Exception – If memory allocation fails.
- check_exist(key: str)¶
Check if a given key exists in the store.
- Parameters:
key (str) – The key to check for existence.
- Returns:
True if the key exists, False otherwise.
- Return type:
bool
- Raises:
Exception – If there is an error checking the key’s existence.
- connect()¶
Establishes a connection to the Infinistore instance based on the configuration.
- Raises:
Exception – If already connected to a local instance.
Exception – If already connected to a remote instance.
Exception – If failed to initialize remote connection.
Exception – If local GPU connection is not to localhost.
Exception – If failed to setup RDMA connection.
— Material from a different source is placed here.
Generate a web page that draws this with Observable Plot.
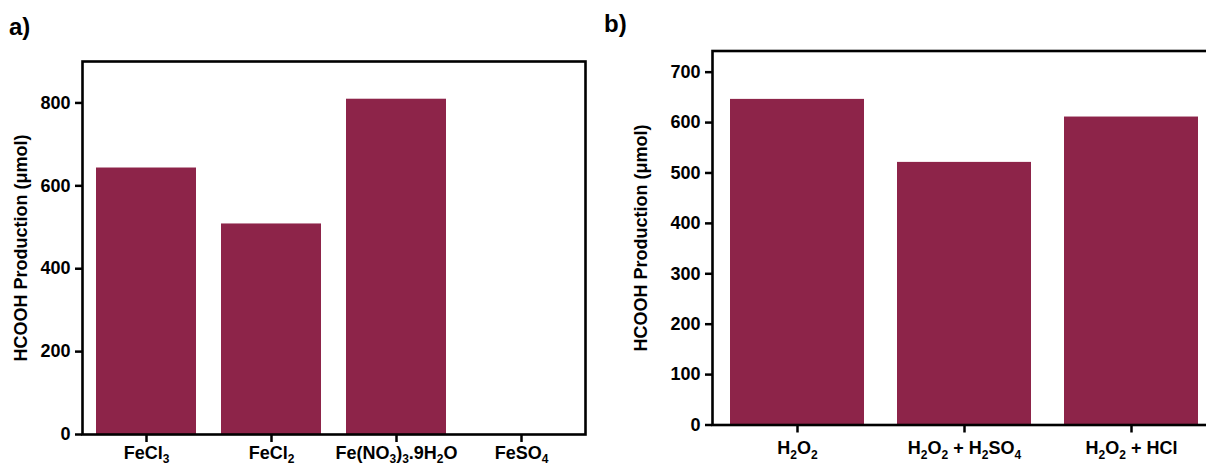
<!DOCTYPE html>
<html><head><meta charset="utf-8">
<script src="https://cdn.jsdelivr.net/npm/d3@7"></script>
<script src="https://cdn.jsdelivr.net/npm/@observablehq/plot@0.6"></script>
<style>
html,body{margin:0;padding:0;background:#fff;}
#wrap{position:relative;width:1206px;height:466px;overflow:hidden;font-family:"Liberation Sans",Arial,sans-serif;}
.panel{position:absolute;top:0;}
.tag{position:absolute;font-weight:bold;font-size:24px;line-height:1;color:#000;}
</style></head><body>
<div id="wrap">
<div id="pa" class="panel" style="left:0;width:600px"></div>
<div id="pb" class="panel" style="left:600px;width:620px"></div>
<div class="tag" style="left:9px;top:15px">a)</div>
<div class="tag" style="left:604px;top:12px">b)</div>
</div>
<script>
// Panel a data
const catsA = ["FeCl_3", "FeCl_2", "Fe(NO_3)_3.9H_2O", "FeSO_4"];
const valuesA = [643, 508, 809, 0];
const ticksA = [0, 200, 400, 600, 800];
// Panel b data
const catsB = ["H_2O_2", "H_2O_2 + H_2SO_4", "H_2O_2 + HCl"];
const valuesB = [646, 521, 611];
const ticksB = [0, 100, 200, 300, 400, 500, 600, 700];
const yLabel = "HCOOH Production (μmol)";
const barColor = "#8d2449";

const tableA = catsA.map((c, i) => ({cat: c, value: valuesA[i]}));
const tableB = catsB.map((c, i) => ({cat: c, value: valuesB[i]}));

const style = {fontFamily: "'Liberation Sans', Arial, sans-serif", fontSize: "18px", fontWeight: "bold", color: "black", background: "white", overflow: "visible", maxWidth: "none"};

function subscriptify(svg, shift) {
  svg.querySelectorAll('g[aria-label="x-axis tick label"] text').forEach(t => {
    const s = t.textContent;
    if (!s.includes("_")) return;
    while (t.firstChild) t.removeChild(t.firstChild);
    const parts = s.split(/(_\d)/);
    let shifted = false;
    parts.forEach(p => {
      if (!p) return;
      const ts = document.createElementNS("http://www.w3.org/2000/svg", "tspan");
      if (p.startsWith("_")) {
        ts.textContent = p.slice(1);
        ts.setAttribute("font-size", "12px");
        ts.setAttribute("dy", shifted ? "0" : String(shift));
        shifted = true;
      } else {
        ts.textContent = p;
        if (shifted) { ts.setAttribute("dy", String(-shift)); shifted = false; }
      }
      t.appendChild(ts);
    });
  });
}

const plotA = Plot.plot({
  width: 600, height: 466,
  marginLeft: 82, marginRight: 15, marginTop: 61, marginBottom: 32,
  style,
  x: {domain: catsA, paddingInner: 0.2, paddingOuter: 0.1, label: null},
  y: {domain: [0, 900], label: null},
  marks: [
    Plot.barY(tableA, {x: "cat", y: "value", fill: barColor}),
    Plot.frame({stroke: "black", strokeWidth: 2.6}),
    Plot.axisX({tickSize: 8, tickPadding: 4, strokeWidth: 2.5, label: null, fill: "black"}),
    Plot.axisY(ticksA, {tickSize: 7, tickPadding: 5, strokeWidth: 2.5, label: yLabel, labelAnchor: "center", labelOffset: 68, labelArrow: "none", fill: "black"})
  ]
});
subscriptify(plotA, 4);
document.getElementById("pa").appendChild(plotA);

const plotB = Plot.plot({
  width: 620, height: 466,
  marginLeft: 112, marginRight: 5, marginTop: 50.5, marginBottom: 41.5,
  style,
  x: {domain: catsB, paddingInner: 0.2, paddingOuter: 0.1, label: null},
  y: {domain: [0, 742], label: null},
  marks: [
    Plot.barY(tableB, {x: "cat", y: "value", fill: barColor}),
    Plot.frame({stroke: "black", strokeWidth: 2.6}),
    Plot.axisX({tickSize: 8, tickPadding: 8, strokeWidth: 2.5, label: null, fill: "black"}),
    Plot.axisY(ticksB, {tickSize: 7, tickPadding: 5, strokeWidth: 2.5, label: yLabel, labelAnchor: "center", labelOffset: 78, labelArrow: "none", fill: "black"})
  ]
});
subscriptify(plotB, 5);
document.getElementById("pb").appendChild(plotB);
</script>
</body></html>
- get_match_last_index(keys: List[str])¶
Retrieve the last index of a match for the given keys.
- Parameters:
keys (List[str]) – A list of string keys to search for matches.
- Returns:
The last index of a match.
- Return type:
int
- Raises:
Exception – If no match is found (i.e., if the return value is negative).
- local_gpu_write_cache(cache: torch.Tensor, blocks: List[Tuple[str, int]], page_size: int)¶
Writes a tensor to the local GPU cache. :param cache: The tensor to be written to the cache. :type cache: torch.Tensor :param blocks: A list of tuples where each tuple contains a key and an offset. :type blocks: List[Tuple[str, int]] :param page_size: The size of each page in the cache. :type page_size: int
- Raises:
Exception – If writing to infinistore fails.
- Returns:
Returns 0 on success.
- Return type:
int
- rdma_write_cache(cache: torch.Tensor, offsets: List[int], page_size, remote_blocks: List)¶
Writes the given cache tensor to remote memory using RDMA (Remote Direct Memory Access).
- Parameters:
cache (torch.Tensor) – The tensor containing the data to be written to remote memory.
offsets (List[int]) – A list of offsets (in elements) where the data should be written.
page_size (int) – The size of each page to be written, in elements.
remote_blocks (List) – A list of remote memory blocks where the data should be written.
- Raises:
AssertionError – If RDMA is not connected.
Exception – If the RDMA write operation fails.
- Returns:
Returns 0 on success.
- Return type:
int
- read_cache(cache: torch.Tensor, blocks: List[Tuple[str, int]], page_size: int)¶
Reads data from the cache using either local or RDMA connection.
- Parameters:
cache (torch.Tensor) – The tensor containing the cache data.
blocks (List[Tuple[str, int]]) – A list of tuples where each tuple contains a key and an offset.
parameter. (each pair represents a page to be written to. The page is fixed size and is specified by the page_size) –
page_size (int) – The size of the page to read.
- Raises:
Exception – If the read operation fails or if not connected to any instance.
- register_mr(cache: torch.Tensor)¶
Registers a memory region for RDMA (Remote Direct Memory Access) operations.
- Parameters:
cache (torch.Tensor) – The tensor whose memory region is to be registered.
- Returns:
A positive integer indicating the registration was successful.
- Return type:
int
- Raises:
Exception – If RDMA is not connected or if the memory region registration fails.
- sync()¶
Synchronizes the current instance with the connected infinistore instance. This method attempts to synchronize the current instance using either a local connection or an RDMA connection. If neither connection is available, it raises an exception. :raises Exception: If not connected to any instance. :raises Exception: If synchronization fails with a negative return code.
- class infinistore.ServerConfig(*args: Any, **kwargs: Any)¶
- class ServerConfig¶
ServerConfig is a configuration class for the server settings.
- manage_port¶
The port used for management. Defaults to 0.
- Type:
int
- service_port¶
The port used for service. Defaults to 0.
- Type:
int
- log_level¶
The logging level. Defaults to “warning”.
- Type:
str
- dev_name¶
The device name. Defaults to “mlx5_1”.
- Type:
str
- ib_port¶
The InfiniBand port number. Defaults to 1.
- Type:
int
- link_type¶
The type of link. Defaults to “IB”.
- Type:
str
- prealloc_size¶
The preallocation size. Defaults to 16.
- Type:
int
- minimal_allocate_size¶
The minimal allocation size. Defaults to 64.
- Type:
int
- num_stream¶
The number of streams. Defaults to 1.
- Type:
int
- infinistore.register_server(loop, config: ServerConfig)¶
Registers a server with the given event loop and configuration.
This function is intended to be used internally and should not be called by clients directly.
- Parameters:
loop – The event loop to register the server with.
config (ServerConfig) – The configuration for the server.
- Raises:
Exception – If the server registration fails.